I have to thank my friends, readers – and my sister, too – for the VHS and DVD copies of that luminous movie, which I hadn’t enjoyed for decades. They should show it again and again, on Sky Cable, or any channel. It inspires everyone, and what we so urgently need in these troubled times, plagued by the same type of scoundrels who strut through that movie (incidentally) tormenting Bernadette Soubirous and trying to declare her insane, and decrying her "apparitions" and "lies", is a strong dose of that simple faith that uplifted her – and has touched with its radiant afterglow the hearts of many millions around this troubled planet.

After all these intervening years, even to a journalist whose weary eyes have been filmed over by the scar-tissue of witnessing too many wars, tragedies, injustices, dirty deeds, and spectacles of cruelty and foul corruption, it brings a tear – better than that, sends a ray of sunshine into the darkest recesses of the heart.

"The Lady" did not promise St. Bernadette happiness in this life – but in the Next Life. And she bore her suffering – even that of being tormented in the nuns’ convent – with fortitude, even joy, revealing it to no one till almost the very end. How marvelous was the "newcomer", as she was described in the Hollywood blurb, Jennifer Jones, in that role! So young, so pure in her performance.

Later, she was to make another unforgettable movie, with William Holden, remember? Love is a Many-Splendored Thing, based on the life of Han Suyin, containing the song of that same name – which my wife and I so prized when we were courting.

Of course, she went on to . . . sadly, but inevitably, raunchier and naughtier roles, like Duel in the Sun. And so on. An actress (as Ingrid Bergman demonstrated after Joan of Arc and Casablanca) cannot be St. Bernadette, I suppose, forever. We are all – all, except the Immaculate Conception – children of Original Sin.

Even older readers may have forgotten the superb cast of that first, completely compelling movie of Jennifer Jones (in a role of which she must always be loved and remembered): Charles Bickford, Lee J. Cobb, and Vincent Price (the latter to become "immortal" as Dracula!).

The 1943 motion picture, won four Academy Awards, including Best Actress (won by Jennifer) and Best Score. It was directed by William Perlberg, directed by Henry King, and backed by the legendary David O. Selznick – much later to become Jennifer Jones’ husband.

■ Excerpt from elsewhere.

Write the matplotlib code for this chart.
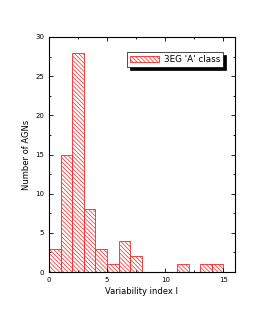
import matplotlib
matplotlib.use("Agg")
import matplotlib.pyplot as plt
from matplotlib.ticker import MultipleLocator

bin_edges = [0, 1, 2, 3, 4, 5, 6, 7, 8, 9, 10, 11, 12, 13, 14, 15]
counts = [3, 15, 28, 8, 3, 1, 4, 2, 0, 0, 0, 1, 0, 1, 1]
series_label = "3EG 'A' class"

plt.rcParams['hatch.linewidth'] = 0.5
plt.rcParams['hatch.color'] = '#ff3030'
plt.rcParams['font.family'] = ['DejaVu Sans']

fig = plt.figure(figsize=(2.73, 3.27), dpi=100)
ax = fig.add_axes([0.179, 0.168, 0.682, 0.719])

lefts = bin_edges[:-1]
widths = [bin_edges[i + 1] - bin_edges[i] for i in range(len(counts))]
ax.bar(lefts, counts, width=widths, align='edge', facecolor='white',
       edgecolor='#ff2020', hatch='\\' * 8, linewidth=0.6, label=series_label)

ax.set_xlim(0, 16)
ax.set_ylim(0, 30)
ax.xaxis.set_major_locator(MultipleLocator(5))
ax.xaxis.set_minor_locator(MultipleLocator(2.5))
ax.yaxis.set_major_locator(MultipleLocator(5))
ax.yaxis.set_minor_locator(MultipleLocator(2.5))
ax.tick_params(which='both', direction='in', top=True, right=True, labelsize=5, width=0.6)
ax.tick_params(which='major', length=3)
ax.tick_params(which='minor', length=1.5)
for s in ax.spines.values():
    s.set_linewidth(0.8)

ax.set_xlabel('Variability index I', fontsize=6, labelpad=3)
ax.set_ylabel('Number of AGNs', fontsize=6, labelpad=3)

leg = ax.legend(loc='upper right', bbox_to_anchor=(0.935, 0.936), fontsize=6.3,
                frameon=True, fancybox=False, shadow={'color': 'black', 'alpha': 1},
                handlelength=3.3, handleheight=0.8, borderpad=0.35,
                handletextpad=0.5, borderaxespad=0)
leg.get_frame().set_edgecolor('black')
leg.get_frame().set_linewidth(0.5)

# widen the frame to the right, as in the reference
fig.canvas.draw()
frame = leg.get_frame()
frame.set_width(frame.get_width() + 10)
frame.set_x(frame.get_x() - 10)
leg.set_bbox_to_anchor((0.935 + 10 / fig.dpi / 2.73 / 0.682 * 0, 0.936), transform=ax.transAxes)

fig.savefig('out.png', dpi=100)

And its story shines through the ages – that of a 14-year old peasant girl, from a poverty-stricken family, seeing in a garbage dump on the outskirts of the little town of Lourdes, in 1858, a beautiful Lady – and on the site of that grotto, there sprang from the ground a miraculous spring.

Poor Bernadette was subjected to many inquisitions, repudiations, and even sessions of near-torture, but she remained steadfast in prayer – and in her tale of the beautiful Lady, the "Immaculate Conception".

Almighty God, and our Blessed Mother, heal everyone of the millions who flock annually to Lourdes, singing in hope and even in despair, Ave Maria. But most importantly, I believe, the healing is in the soul.

Bernadette, the young peasant girl, kneeling in ecstasy in that grove, in the mud, and among the detritus and shreds of garbage, holding up her Rosary, her face upturned in faith – that’s the Miracle of Lourdes. When will the glory of that faith fade? Never.